Network operators have long been challenged to optimize routing decisions to account for demand from endpoints across all the segments they serve while minimizing speculative capital expenditures. A leading network operator leveraged Arrow by Altman Solon’s Probability Bubbles approach to create the most cost- and revenue-efficient network architecture, maximizing dig-once synergies and return on investment. 

Challenge

In a fiercely competitive broadband market, residential and commercial network operators striving to optimize their infrastructure must navigate growth objectives and financial return constraints. They face challenges in proactively planning for diverse location types, ranging from single-family units to small businesses, while ensuring future scalability for enterprise and tower locations.  

For many, it is often difficult to design routes that serve all customer types efficiently, especially when dealing with smaller customer bases in commercial areas.

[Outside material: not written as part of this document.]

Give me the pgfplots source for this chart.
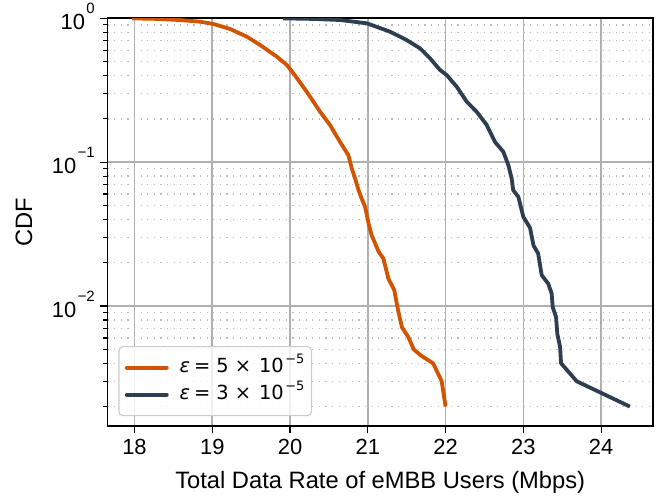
\documentclass[border=0pt]{standalone}
\usepackage{fontspec}
\setmainfont{Liberation Sans}
\newfontfamily\dejavu{DejaVu Sans}
\usepackage{pgfplots}
\pgfplotsset{compat=1.18}
\definecolor{corange}{HTML}{D35400}
\definecolor{cdark}{HTML}{2C3E50}
\definecolor{gridc}{HTML}{B0B0B0}
\definecolor{legc}{HTML}{CCCCCC}
\newcommand{\tsup}[1]{\hspace{1.5bp}\raisebox{16.5bp}{\fontsize{15}{16}\selectfont #1}}
\newcommand{\lsup}[1]{\hspace{1.5bp}\raisebox{9.4bp}{\fontsize{13}{14}\selectfont #1}}
\newcommand{\leg}[1]{{\itshape ε}\hspace{4bp}=\hspace{6bp}#1\hspace{6bp}×\hspace{8bp}10\lsup{−5}\hspace{11bp}}
\begin{document}
\begin{tikzpicture}
\useasboundingbox (0,0) rectangle (665bp,499bp);
\begin{axis}[
  at={(107.5bp,73bp)}, anchor=south west,
  width=545.5bp, height=407.7bp, scale only axis,
  ymode=log,
  xmin=17.653, xmax=24.667, ymin=0.001466, ymax=1,
  xtick={18,19,20,21,22,23,24},
  xticklabels={18,19,20,21,22,23,24},
  ytick={0.01,0.1,1},
  yticklabels={10\tsup{−2},10\tsup{−1},10\tsup{0}},
  minor ytick={0.002,0.003,0.004,0.005,0.006,0.007,0.008,0.009,0.02,0.03,0.04,0.05,0.06,0.07,0.08,0.09,0.2,0.3,0.4,0.5,0.6,0.7,0.8,0.9},
  minor x tick num=0,
  tick align=outside, xtick pos=bottom, ytick pos=left,
  major tick length=7.5bp, minor tick length=4.3bp,
  every tick/.style={black, line width=1.2bp},
  axis line style={line width=1.6bp},
  xmajorgrids, ymajorgrids, yminorgrids,
  major grid style={gridc, line width=1.6bp},
  minor grid style={gridc!85, line width=1.3bp, dash pattern=on 1.3bp off 5.3bp},
  xticklabel style={font=\fontsize{22}{26}\selectfont, anchor=base, inner sep=0pt, yshift=-21.5bp},
  yticklabel style={font=\fontsize{22}{26}\selectfont, anchor=base east, inner sep=0pt, xshift=-5bp, yshift=-11.7bp},
  xlabel={Total Data Rate of eMBB Users (Mbps)},
  ylabel={CDF},
  xlabel style={font=\fontsize{23.8}{27}\selectfont, at={(axis description cs:0.5,-0.1545)}, anchor=base, inner sep=0pt},
  ylabel style={font=\fontsize{23.8}{27}\selectfont, at={(axis description cs:-0.1384,0.5)}, anchor=base, inner sep=0pt},
  legend style={at={(axis description cs:0.0198,0.024)}, anchor=south west,
    draw=legc, line width=1.2bp, rounded corners=4bp, fill=white, fill opacity=0.8, text opacity=1,
    font=\dejavu\fontsize{19.5}{22}\selectfont, inner xsep=6bp, inner ysep=11bp, row sep=7bp,
    column sep=10bp,
    nodes={inner sep=1bp, text height=14bp, text depth=4bp}},
  legend cell align=left,
  legend image code/.code={\draw[#1, line cap=round] (2bp,0bp) -- (42bp,0bp);},
]
\addplot[corange, line width=3.8bp, line join=round] coordinates {
(17.97,0.999) (18.3,0.99) (18.59,0.972) (18.845,0.947) (19.015,0.913) (19.23,0.843)
(19.445,0.745) (19.616,0.652) (19.83,0.541) (19.96,0.473) (20.06,0.403) (20.216,0.308)
(20.387,0.224) (20.515,0.181) (20.644,0.138) (20.75,0.112) (20.794,0.0904) (20.837,0.077)
(20.88,0.064) (20.92,0.056) (20.965,0.049) (21.01,0.0374) (21.05,0.031) (21.14,0.0238)
(21.20,0.0214) (21.265,0.0155) (21.34,0.0129) (21.39,0.0093) (21.44,0.0071) (21.52,0.0061)
(21.59,0.0050) (21.69,0.0045) (21.84,0.0040) (21.95,0.0030) (22.00,0.0020)
};
\addlegendentry{\leg{5}}
\addplot[cdark, line width=3.8bp, line join=round] coordinates {
(19.91,0.999) (20.3,0.99) (20.643,0.973) (20.987,0.923) (21.287,0.807) (21.50,0.706)
(21.672,0.618) (21.80,0.527) (21.929,0.437) (22.015,0.403) (22.144,0.334) (22.272,0.263)
(22.40,0.224) (22.53,0.181) (22.636,0.138) (22.743,0.118) (22.807,0.0953) (22.85,0.077)
(22.87,0.0638) (22.936,0.0574) (23.00,0.0416) (23.086,0.0350) (23.13,0.0264) (23.19,0.0232)
(23.236,0.0164) (23.32,0.0143) (23.364,0.0122) (23.378,0.0098) (23.42,0.0084) (23.437,0.0064)
(23.472,0.0052) (23.485,0.0040) (23.686,0.0030) (24.37,0.0020)
};
\addlegendentry{\leg{3}}
\end{axis}
\end{tikzpicture}
\end{document}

This missed opportunity is further exacerbated when trying to model the expected revenue from new customers who subscribe to the service. However, a well-designed routing and expansion strategy can combat this by minimizing upfront costs, enabling a dig-once approach, facilitating timely customer connections, and effectively modeling expected revenue across location types.  

Solution

Arrow by Altman Solon’s groundbreaking Probability Bubbles approach addresses these challenges. Probability Bubbles vary the routing strategy based on the characteristics of endpoints and network architecture. For example, lower-density large businesses and towers can be assigned to slack loops on the core network while single-family unit neighborhoods are fully built out. This approach ensures that resources are allocated judiciously, focusing on areas with higher customer potential while not neglecting locations with lower probability. 

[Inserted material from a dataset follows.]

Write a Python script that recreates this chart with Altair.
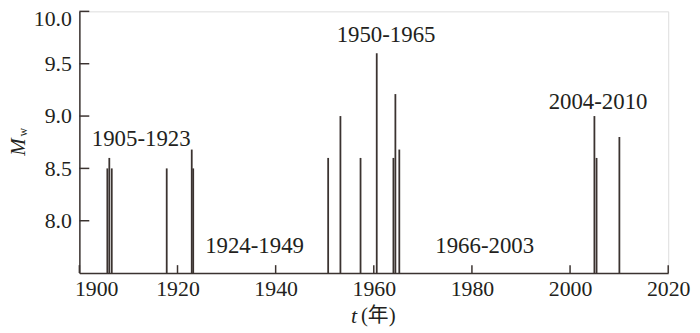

The critical advantage of Probability Bubbles is its flexibility. It allows network operators to prioritize locations based on their potential, creating a success-based model. This method enables a more targeted and adaptive expansion that reduces the distance to attractive endpoints and avoids speculative capex.  

Arrow Case Study

Arrow by Altman Solon’s integrated planning capability allows you to run one plan targeting all location types. 

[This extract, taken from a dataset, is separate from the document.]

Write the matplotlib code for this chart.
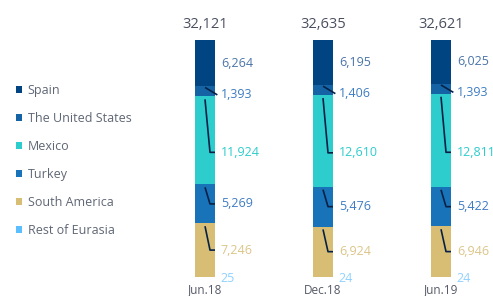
import matplotlib
matplotlib.use("Agg")
import matplotlib.pyplot as plt
from matplotlib.patches import Patch
import numpy as np

plt.rcParams['font.family'] = ['Open Sans', 'DejaVu Sans']

categories = ["Jun.18", "Dec.18", "Jun.19"]
series = ["Spain", "The United States", "Mexico", "Turkey", "South America", "Rest of Eurasia"]
spain = [6264, 6195, 6025]
united_states = [1393, 1406, 1393]
mexico = [11924, 12610, 12811]
turkey = [5269, 5476, 5422]
south_america = [7246, 6924, 6946]
rest_of_eurasia = [25, 24, 24]
totals = [32121, 32635, 32621]

colors = {"Spain": "#004481", "The United States": "#1464A5", "Mexico": "#2DCCCD",
          "Turkey": "#1973B8", "South America": "#D8BE75", "Rest of Eurasia": "#5BBEFF"}
label_colors = {"Spain": "#4a74a8", "The United States": "#3d7cc2", "Mexico": "#2DCCCD",
                "Turkey": "#3d7cc2", "South America": "#dcc589", "Rest of Eurasia": "#8fd2ff"}
leader_color = "#072146"

W, H = 493, 296
fig = plt.figure(figsize=(W / 100, H / 100), dpi=100)
x_left_px, x_right_px = 205 - 0.4 * 118, 441 + 0.44 * 118
ax = fig.add_axes([x_left_px / W, 1 - 277 / H, (x_right_px - x_left_px) / W, (277 - 40) / H])
ax.set_xlim(-0.4, 2.44)
ax.set_ylim(0, 100)
ax.axis('off')

data = {"Spain": spain, "The United States": united_states, "Mexico": mexico,
        "Turkey": turkey, "South America": south_america, "Rest of Eurasia": rest_of_eurasia}
stack_order = ["Rest of Eurasia", "South America", "Turkey", "Mexico", "The United States", "Spain"]

x = np.arange(len(categories))
width = 20 / 118
tot_arr = np.array([sum(data[s][i] for s in series) for i in range(len(categories))], dtype=float)

bottom = np.zeros(len(categories))
segs = {}
for s in stack_order:
    pct = np.array(data[s], dtype=float) / tot_arr * 100
    ax.bar(x, pct, width, bottom=bottom, color=colors[s], linewidth=0)
    segs[s] = (bottom.copy(), pct.copy())
    bottom += pct

fs_val = 9
for i in range(len(categories)):
    right = x[i] + width / 2
    cx = x[i]
    for s in series:
        b, h = segs[s]
        b, h = b[i], h[i]
        top = b + h
        txt = f"{data[s][i]:,}"
        if s == "Spain":
            ax.text(right + 0.05, b + h / 2, txt, color=label_colors[s], fontsize=fs_val,
                    va='center', ha='left', clip_on=False)
        elif s == "Rest of Eurasia":
            ax.text(right + 0.05, -0.5, txt, color=label_colors[s], fontsize=fs_val,
                    va='center', ha='left', clip_on=False)
        else:
            if s == "Mexico":
                ly = b + h / 2 - 5
            elif s == "The United States":
                ly = b + h / 2 - 1.5
            else:
                ly = b + h / 2
            if s == "The United States":
                xs = [cx, right + 0.02]
                ys = [top - 0.5, ly]
            else:
                xs = [cx, cx + width * 0.25, right]
                ys = [top - 1.2, ly, ly]
            ax.plot(xs, ys, color=leader_color, lw=1.2, solid_capstyle='butt', clip_on=False)
            ax.text(right + 0.05, ly, txt, color=label_colors[s], fontsize=fs_val,
                    va='center', ha='left', clip_on=False)
    ax.text(cx, 106.5, f"{totals[i]:,}", color="#4a5060", fontsize=10.5, ha='center',
            va='center', clip_on=False)
    ax.text(cx, -5.5, categories[i], color="#555a66", fontsize=8.5, ha='center',
            va='center', clip_on=False)

handles = [Patch(facecolor=colors[s], edgecolor='none') for s in series]
fig.legend(handles, series, loc='upper left', bbox_to_anchor=(16 / W, 1 - 84 / H),
           frameon=False, fontsize=9, labelcolor="#5f6675", handlelength=0.5,
           handleheight=0.5, handletextpad=0.45, labelspacing=1.2, borderaxespad=0,
           borderpad=0)

fig.savefig("out.png", dpi=100)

In the above example, Arrow models an expansion plan in a service area targeting all location types – residential single-family units, multi-family units, small businesses, large businesses, and cell towers. Spatial clusters are automatically created for designated location types (e.g., MFU or cell towers), and slack loops are placed to enable service to locations in the cluster given defined constraints (e.g., minimize new feeder fiber or place within 2,000 feet of location). In addition, within each slack loop cluster (or Probability Bubble), lateral fiber is simulated using all plants to provide a complete understanding of the cost to serve each location in the future, including the cost to connect.  

On the revenue side, Arrow expanded to enable a better approach to model the potential revenue from locations encompassed by the Probability Bubble. The approach takes a ratio of the expected and median values – a Monte Carlo simulation – to model the distribution of potential outcomes. This ratio is used to apply a discount to the expected revenue from those locations and ensure that the business case for a single location with high value but lower probability is not overweighted, avoiding speculative capital deployment with a low probability of revenue generation.  

Results

Arrow by Altman Solon partnered with a leading network operator and leveraged this new approach to proactively plan for all location types, resulting in a significant impact on its market expansion strategy. By intelligently placing slack loops, the operator more effectively competed for future demand outside its core FTTH business without materially changing the existing architectural approach or significantly increasing capex. In addition, the approach minimizes time spent on high-level design and enables a streamlined approach to downstream permitting and construction planning.  
 
The approach resulted in a >10% increase in the number of locations that can now be served while maintaining the operators’ financial returns. Previously, only residential location types were considered; however, a network plan for all locations significantly increased the number of residential locations that can be efficiently served (other location types offset the expansion cost to residential locations).  

Future Applications

Arrow’s innovative approach paves the way for transformative applications in the future of fiber expansion: 

  • Operators can more efficiently and effectively serve potential near-net homes and businesses and consider them part of the business case for an enterprise or tower RFP. 
  • Shifting towards a more dynamic FTTH terminal placement, guided by Probability Bubbles, curtails unnecessary upfront speculative capital and allows for dynamic adjustments based on evolving customer demands.  
  • Utilizing Probability Bubbles as foundational data instead of unreliable underlying data (e.g., residential locations, competitors) enables reliable decision-making even in challenging data environments.  

Arrow’s innovative approach transforms multi-location type fiber expansion planning. By proactively addressing the challenges associated with diverse location types, Arrow has optimized costs and future-ready infrastructure, enabling network operators to create more integrated and ROI-driven planning.